# Just got this message...



## motdaugrnds (Jul 3, 2002)

I use Foxfire Mozilla browser and have been for some time now. Just a moment ago I clicked the browser to load and it did not load but instead a message came up telling me some DLL was malfunctioning. I did not understand the message and am not at all computer savy; so I just rebooted hoping that would fix whatever the problem was.

After rebooting I clicked the browser and it came up and loaded as usual. Has this occurred to anyone in here; and if so, what do I need to do to save my "bookmarks" should I not be able to pull up the foxfire mozilla browser next time?


----------



## moonrabbit (Apr 1, 2016)

If it happens again it's worth jotting down the error message as it should help with troubleshooting. Hopefully it was a one time issue 

I don't use firefox often, I use chrome but it looks like firefox backs up your bookmarks, allowing you to restore from a saved backup. Here is an article about how it works from Mozilla support, though again with the disclaimer that I've never backed up mozilla bookmarks myself: https://support.mozilla.org/en-US/kb/restore-bookmarks-from-backup-or-move-them HTH!


----------



## motdaugrnds (Jul 3, 2002)

Thank you.


----------



## Declan (Jan 18, 2015)

It is convoluted but if you have IE you could import your bookmarks to it and then if you ever have to reinstall firefox it will ask you if you want to import the explorer bookmarks.
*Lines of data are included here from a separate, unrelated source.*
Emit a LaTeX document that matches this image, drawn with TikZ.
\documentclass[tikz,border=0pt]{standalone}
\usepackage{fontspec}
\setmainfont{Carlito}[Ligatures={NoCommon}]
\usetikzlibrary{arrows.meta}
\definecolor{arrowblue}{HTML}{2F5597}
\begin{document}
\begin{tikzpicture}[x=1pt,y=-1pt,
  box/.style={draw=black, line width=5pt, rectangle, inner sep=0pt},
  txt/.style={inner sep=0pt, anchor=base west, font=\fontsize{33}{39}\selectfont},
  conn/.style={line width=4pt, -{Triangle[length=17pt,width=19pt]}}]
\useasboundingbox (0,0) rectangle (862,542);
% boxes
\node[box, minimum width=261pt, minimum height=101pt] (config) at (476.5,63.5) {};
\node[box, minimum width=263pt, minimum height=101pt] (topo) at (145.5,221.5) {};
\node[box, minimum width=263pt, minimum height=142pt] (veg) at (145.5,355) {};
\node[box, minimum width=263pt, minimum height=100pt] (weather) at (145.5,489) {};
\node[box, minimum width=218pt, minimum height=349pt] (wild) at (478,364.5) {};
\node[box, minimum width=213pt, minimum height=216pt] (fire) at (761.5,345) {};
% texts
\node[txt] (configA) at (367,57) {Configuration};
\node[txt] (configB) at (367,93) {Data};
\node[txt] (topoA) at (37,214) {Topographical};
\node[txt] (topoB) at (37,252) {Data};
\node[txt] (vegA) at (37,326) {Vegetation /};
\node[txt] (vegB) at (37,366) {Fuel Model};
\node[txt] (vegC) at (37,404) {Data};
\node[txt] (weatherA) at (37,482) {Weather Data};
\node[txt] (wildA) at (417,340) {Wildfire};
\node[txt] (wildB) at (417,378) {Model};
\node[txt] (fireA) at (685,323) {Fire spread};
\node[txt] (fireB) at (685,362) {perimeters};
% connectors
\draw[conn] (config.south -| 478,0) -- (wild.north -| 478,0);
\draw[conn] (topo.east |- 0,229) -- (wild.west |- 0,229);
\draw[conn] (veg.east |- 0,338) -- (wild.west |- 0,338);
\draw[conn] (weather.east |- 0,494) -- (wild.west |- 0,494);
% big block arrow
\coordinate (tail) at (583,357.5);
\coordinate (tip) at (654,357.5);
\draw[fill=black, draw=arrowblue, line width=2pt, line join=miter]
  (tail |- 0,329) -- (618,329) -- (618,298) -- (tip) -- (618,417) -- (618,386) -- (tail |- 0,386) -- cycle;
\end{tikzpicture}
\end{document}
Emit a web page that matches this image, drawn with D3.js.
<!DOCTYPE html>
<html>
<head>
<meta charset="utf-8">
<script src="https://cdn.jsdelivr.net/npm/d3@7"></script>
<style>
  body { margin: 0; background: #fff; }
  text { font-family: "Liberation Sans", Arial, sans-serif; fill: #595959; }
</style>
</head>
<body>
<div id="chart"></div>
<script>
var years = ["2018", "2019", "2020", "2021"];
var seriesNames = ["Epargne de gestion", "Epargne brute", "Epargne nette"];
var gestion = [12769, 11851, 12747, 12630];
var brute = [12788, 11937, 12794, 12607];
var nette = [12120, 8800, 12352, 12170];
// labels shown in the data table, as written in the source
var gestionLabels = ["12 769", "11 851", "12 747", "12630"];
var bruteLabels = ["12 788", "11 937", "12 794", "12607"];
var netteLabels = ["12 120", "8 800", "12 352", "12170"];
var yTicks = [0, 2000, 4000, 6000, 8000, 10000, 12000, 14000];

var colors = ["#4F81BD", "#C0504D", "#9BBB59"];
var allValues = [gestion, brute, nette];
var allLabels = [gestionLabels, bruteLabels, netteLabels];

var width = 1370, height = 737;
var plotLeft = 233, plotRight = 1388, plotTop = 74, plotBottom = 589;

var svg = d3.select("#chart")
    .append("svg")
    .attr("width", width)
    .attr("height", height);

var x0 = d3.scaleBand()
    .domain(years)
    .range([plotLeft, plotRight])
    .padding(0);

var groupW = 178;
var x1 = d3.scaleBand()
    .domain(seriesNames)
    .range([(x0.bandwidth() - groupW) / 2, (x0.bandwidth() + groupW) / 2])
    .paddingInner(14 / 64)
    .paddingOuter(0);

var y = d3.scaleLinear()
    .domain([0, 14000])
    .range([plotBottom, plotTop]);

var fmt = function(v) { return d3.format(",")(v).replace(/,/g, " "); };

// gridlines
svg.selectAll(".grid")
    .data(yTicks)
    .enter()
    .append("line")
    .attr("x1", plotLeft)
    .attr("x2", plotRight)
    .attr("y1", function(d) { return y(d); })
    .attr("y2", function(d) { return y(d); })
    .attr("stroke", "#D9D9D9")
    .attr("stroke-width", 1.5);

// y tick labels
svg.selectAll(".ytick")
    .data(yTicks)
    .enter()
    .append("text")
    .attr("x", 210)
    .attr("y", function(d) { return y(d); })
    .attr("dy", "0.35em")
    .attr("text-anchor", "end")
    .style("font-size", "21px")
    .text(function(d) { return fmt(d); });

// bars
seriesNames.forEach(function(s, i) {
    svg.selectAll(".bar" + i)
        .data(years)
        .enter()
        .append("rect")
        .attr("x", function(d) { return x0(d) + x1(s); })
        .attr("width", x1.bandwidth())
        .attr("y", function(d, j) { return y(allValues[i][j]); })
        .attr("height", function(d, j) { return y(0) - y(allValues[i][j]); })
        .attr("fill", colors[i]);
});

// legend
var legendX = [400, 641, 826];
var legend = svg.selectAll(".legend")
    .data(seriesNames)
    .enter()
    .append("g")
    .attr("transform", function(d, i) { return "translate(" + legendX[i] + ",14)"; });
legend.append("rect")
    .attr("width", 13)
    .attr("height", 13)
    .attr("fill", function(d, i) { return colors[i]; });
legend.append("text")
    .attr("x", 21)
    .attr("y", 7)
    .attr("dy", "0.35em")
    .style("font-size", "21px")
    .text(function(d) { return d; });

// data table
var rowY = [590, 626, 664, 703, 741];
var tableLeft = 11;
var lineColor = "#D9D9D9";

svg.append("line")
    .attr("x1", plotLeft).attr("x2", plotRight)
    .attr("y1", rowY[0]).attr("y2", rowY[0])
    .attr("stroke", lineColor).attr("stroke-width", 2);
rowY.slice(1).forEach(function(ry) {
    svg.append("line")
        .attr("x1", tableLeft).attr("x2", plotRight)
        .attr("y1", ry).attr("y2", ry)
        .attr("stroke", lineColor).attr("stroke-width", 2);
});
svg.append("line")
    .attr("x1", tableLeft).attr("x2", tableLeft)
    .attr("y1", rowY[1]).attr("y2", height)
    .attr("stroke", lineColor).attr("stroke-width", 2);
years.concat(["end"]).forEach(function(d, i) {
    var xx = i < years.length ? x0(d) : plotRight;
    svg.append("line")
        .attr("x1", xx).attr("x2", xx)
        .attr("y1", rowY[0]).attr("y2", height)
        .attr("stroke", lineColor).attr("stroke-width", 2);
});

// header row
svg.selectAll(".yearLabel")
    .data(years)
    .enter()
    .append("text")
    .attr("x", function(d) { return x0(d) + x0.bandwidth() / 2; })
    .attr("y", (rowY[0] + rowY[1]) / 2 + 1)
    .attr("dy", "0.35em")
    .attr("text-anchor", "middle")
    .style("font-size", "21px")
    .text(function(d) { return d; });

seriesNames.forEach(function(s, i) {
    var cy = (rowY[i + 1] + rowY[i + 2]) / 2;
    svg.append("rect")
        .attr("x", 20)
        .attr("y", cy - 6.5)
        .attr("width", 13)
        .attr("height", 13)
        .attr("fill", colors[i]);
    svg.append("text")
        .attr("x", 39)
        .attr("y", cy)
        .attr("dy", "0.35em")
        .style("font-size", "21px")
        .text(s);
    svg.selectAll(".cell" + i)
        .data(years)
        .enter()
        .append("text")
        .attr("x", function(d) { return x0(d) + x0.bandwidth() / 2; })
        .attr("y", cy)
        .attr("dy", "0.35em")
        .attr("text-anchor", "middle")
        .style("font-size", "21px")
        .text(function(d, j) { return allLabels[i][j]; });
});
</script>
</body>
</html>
I have had to reinstall FF a few times over the years because it broke completely. 

My bookmarks are mostly 10 million youtubes so it can be good to start over with that so I don't sweat that aspect of it.


----------



## motdaugrnds (Jul 3, 2002)

I don't have IE. I do have "Google Chrome" and "Avast SafeZone". I've never used either yet did attempt to use the Avast SafeZone Browser and found it confusing; so attempted ot delete it and discovered it would not let me.


----------